A devoted student of wine who once worked in the magazine publishing, Petroski started getting into wine in the late-1990s and eventually dove in headlong—moving to Italy to apprentice at Sicily’s Valle dell’Acate winery. He moved to California in 2006, landing a harvest internship at DuMol, and from there it was “game on.” He’s been at Larkmead for 14 years and founded Massican in 2009, naming today’s wine for his Italian mother, Annia. The name Massican refers to Monte Massico in Italy’s Campania region, a historic winemaking area and the land of his ancestors. And while Massican wines have recently come to incorporate “Campanian” grapes such as Greco di Tufo, the principal inspiration for the lineup is the stainless steel-fermented style of white wine perfected in Friuli-Venezia Giulia in the ’90s and early 2000s (the era before skin-contact “orange” whites became fashionable).
The 2020 “Annia” is a blend of Tocai Friulano (61%), Ribolla Gialla (27%), and a little bit of Hyde Vineyard Chardonnay (12%). The Tocai was originally planted in 1946 by the Nichelini family, in Napa’s easterly Chiles Valley. The Ribolla Gialla, meanwhile, boasts 18+ years of vine age, having been planted by legendary Napa vintner George Vare. If you are surprised that two relatively obscure Italian varieties have been planted in Napa Valley for so long, well, I was, too, but I was not surprised to hear that there’s not that much of either: “Annia” contains 30% of all the Tocai and Ribolla grapes grown in California.

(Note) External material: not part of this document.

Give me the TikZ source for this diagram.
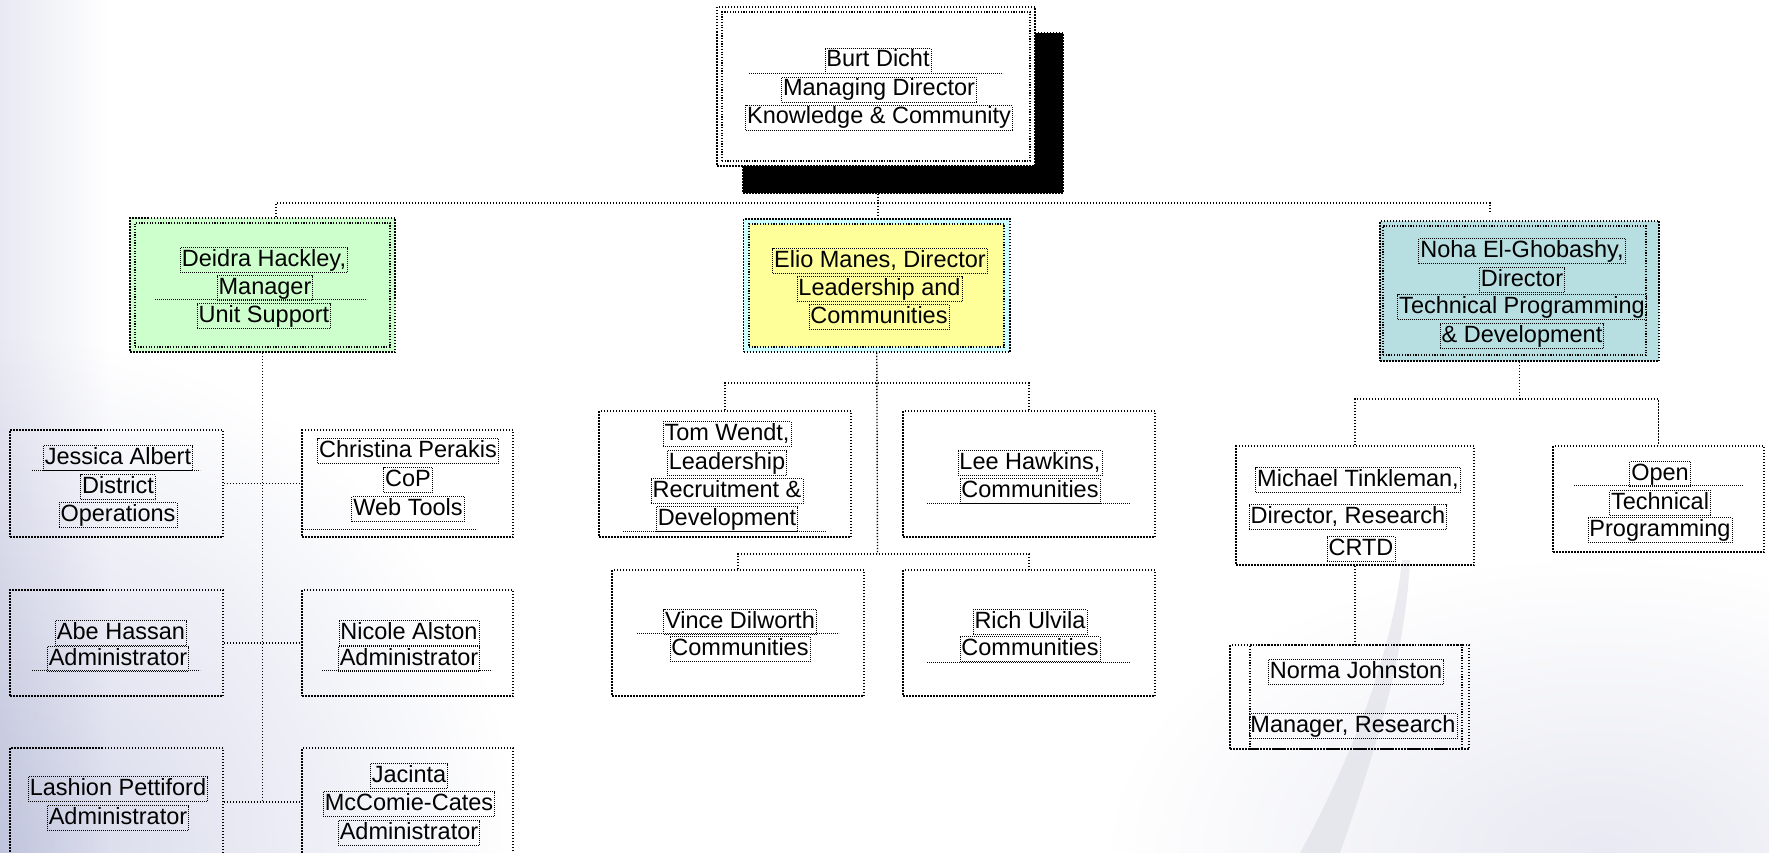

Massican whites are all about modest alcohol levels and minimal oak, and the 2020 continues the tradition. Coming in at just 12.5% alcohol, it nevertheless displays great concentration and energy in the glass. It doesn’t feel “light” at all. In the glass, it has a medium yellow-gold core moving to silver and green at the rim, with perfumed aromas of white peach, apricot, citrus peels, wildflower honey, green herbs, and wet stones. For lovers of the Friulano grape from Friuli-Venezia-Giulia itself, this wine is California’s most faithful representation: the variety’s distant relation to Sauvignon Blanc is discernible in the aromas, while on the palate the Ribolla Gialla is there to jolt your palate to life and ready you for some food. Pull the cork about 15 minutes before serving in all-purpose white wine stems at 45-50 degrees, preferably with some fresh seafood. Check out the attached recipe and make sure there are plenty of lemon wedges on hand. As summer approaches, this is poised to be your “go-to.” I know it will be mine!